Site information
- Type: Air Warning Station

Location
- Coordinates: 47°53′37″N 122°14′25″W﻿ / ﻿47.89361°N 122.24028°W

Site history
- Built: 1946
- In use: 1946-1953

= Silver Lake Air Warning Station =

United States Air Force facility

Silver Lake Air Warning Station is a closed United States Air Force facility. It was located 52.4 mi north-northeast of McChord Field; 6.2 mi, south-southwest of Everett, Washington. It was closed in 1953.

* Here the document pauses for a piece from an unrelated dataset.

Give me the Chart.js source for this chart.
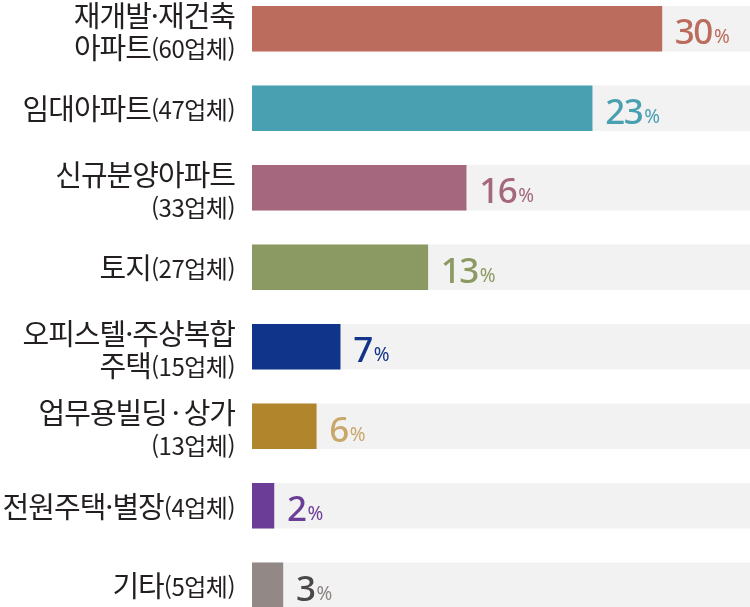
<!DOCTYPE html>
<html lang="ko">
<head>
<meta charset="utf-8">
<title>업체 유형별 비중</title>
<script src="https://cdn.jsdelivr.net/npm/chart.js@4.4.1/dist/chart.umd.min.js"></script>
<style>
  html, body { margin: 0; padding: 0; background: #fff; overflow: hidden; }
  #wrap { position: absolute; left: 0; top: -11px; width: 750px; height: 636px; }
</style>
</head>
<body>
<div id="wrap"><canvas id="tipoChart"></canvas></div>
<script>
// '#' marca donde va el texto "(N업체)" en letra más pequeña
var categoryLines = [
    ['재개발·재건축', '아파트#'],
    ['임대아파트#'],
    ['신규분양아파트', '#'],
    ['토지#'],
    ['오피스텔·주상복합', '주택#'],
    ['업무용빌딩\u2009·\u2009상가', '#'],
    ['전원주택·별장#'],
    ['기타#']
];
var firmCounts = [60, 47, 33, 27, 15, 13, 4, 5];
var shareLabels = [30, 23, 16, 13, 7, 6, 2, 3];
// longitud de barra (pista gris = 100)
var barValues = [82.3, 68.3, 43.0, 35.3, 17.7, 12.9, 4.4, 6.2];
var trackValues = [100, 100, 100, 100, 100, 100, 100, 100];

var barColors = ['#bb6c5c', '#48a0b0', '#a4677d', '#8b9962', '#0f348a', '#b0852b', '#6b3d97', '#928886'];
var numberColors = ['#bb6c5c', '#48a0b0', '#a4677d', '#8b9962', '#14338a', '#c9a66b', '#6b3d97', '#4a4747'];
var percentColors = ['#bb6c5c', '#48a0b0', '#a4677d', '#8b9962', '#14338a', '#c9a66b', '#6b3d97', '#8d8483'];

var FUENTE_GRANDE = '400 29px "Noto Sans CJK KR"';
var FUENTE_CHICA = '400 24px "Noto Sans CJK KR"';

var labelPlugin = {
    id: 'etiquetas',
    afterDatasetsDraw: function (chart) {
        var ctx = chart.ctx;
        var yScale = chart.scales.y;
        var meta = chart.getDatasetMeta(1);
        ctx.save();

        categoryLines.forEach(function (lines, i) {
            var yc = yScale.getPixelForValue(i);
            var ys = lines.length === 1 ? [yc + 1] : [yc - 13, yc + 19];
            lines.forEach(function (line, k) {
                var parts = line.split('#');
                var main = parts[0];
                var count = parts.length > 1 ? '(' + firmCounts[i] + '업체)' : '';
                ctx.textBaseline = 'middle';
                ctx.textAlign = 'left';
                ctx.fillStyle = '#231f20';
                ctx.font = FUENTE_GRANDE;
                ctx.letterSpacing = '-1px';
                var wMain = ctx.measureText(main).width;
                ctx.font = FUENTE_CHICA;
                ctx.letterSpacing = '-0.5px';
                var wCount = ctx.measureText(count).width;
                var x0 = 235 - wMain - wCount;
                ctx.font = FUENTE_GRANDE;
                ctx.letterSpacing = '-1px';
                ctx.fillText(main, x0, ys[k]);
                ctx.font = FUENTE_CHICA;
                ctx.letterSpacing = '-0.5px';
                ctx.fillText(count, x0 + wMain, ys[k] + 1);
            });
        });

        meta.data.forEach(function (bar, i) {
            var x = bar.x + 13;
            var y = bar.y + 15.5;
            ctx.textAlign = 'left';
            ctx.textBaseline = 'alphabetic';
            ctx.font = '500 35px "Noto Sans"';
            ctx.letterSpacing = '-1.5px';
            ctx.fillStyle = numberColors[i];
            var num = String(shareLabels[i]);
            ctx.fillText(num, x, y);
            var w = ctx.measureText(num).width;
            ctx.font = '400 19px "Noto Sans"';
            ctx.letterSpacing = '0px';
            ctx.fillStyle = percentColors[i];
            ctx.fillText('%', x + w + 2, y - 1);
        });
        ctx.restore();
    }
};

var chartTipo = new Chart(document.getElementById('tipoChart'), {
    type: 'bar',
    data: {
        labels: categoryLines.map(function (l) { return l.join(' ').replace('#', ''); }),
        datasets: [{
            data: trackValues,
            backgroundColor: '#f2f2f2',
            grouped: false,
            order: 2,
            barThickness: 45,
            borderWidth: 0
        }, {
            data: barValues,
            backgroundColor: barColors,
            grouped: false,
            order: 1,
            barThickness: 45,
            borderWidth: 0
        }]
    },
    options: {
        indexAxis: 'y',
        responsive: true,
        maintainAspectRatio: false,
        animation: false,
        layout: { padding: { left: 252, right: 0, top: 0, bottom: 0 } },
        scales: {
            x: { display: false, min: 0, max: 100 },
            y: { display: false }
        },
        plugins: { legend: { display: false }, tooltip: { enabled: false } }
    },
    plugins: [labelPlugin]
});
</script>
</body>
</html>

It was the first postwar Air Warning Station under Air Defense Command.

==History==
The War Department acquired the 93.5-acre property between 1946 and 1948 and used it as a regional air defense headquarters, incorporating transmitter and receiver facilities, housing, administration and recreational buildings. The 25th Air Division was activated at the station on 25 October 1948. (HQ ADC GO No. 101, 6 October 1948) with an authorized strength of 18 officers and 31 enlisted men. It was commanded by Brig Gen Ned Schramm, a World War II commander of the San Francisco Fighter Wing.

Initially under the Fourth Air Force, the 25th AD transferred from Fourth Air Force to Headquarters Air Defense Command; it redesignated as the 25th Air Division (Defense) on 20 June 1949 (HQ CONAC GO No. 58, 3 May 49). On 10 November 1949 the division transferred to the Western Air Defense Force. The 25th AD moved to McChord AFB, Washington, on 14 September 1951.

The Air Force declared the Silver Lake facility excess in 1953; it subsequently became residential and school property. Today, no evidence of the station remains, being part of the greater Seattle, Washington urban area.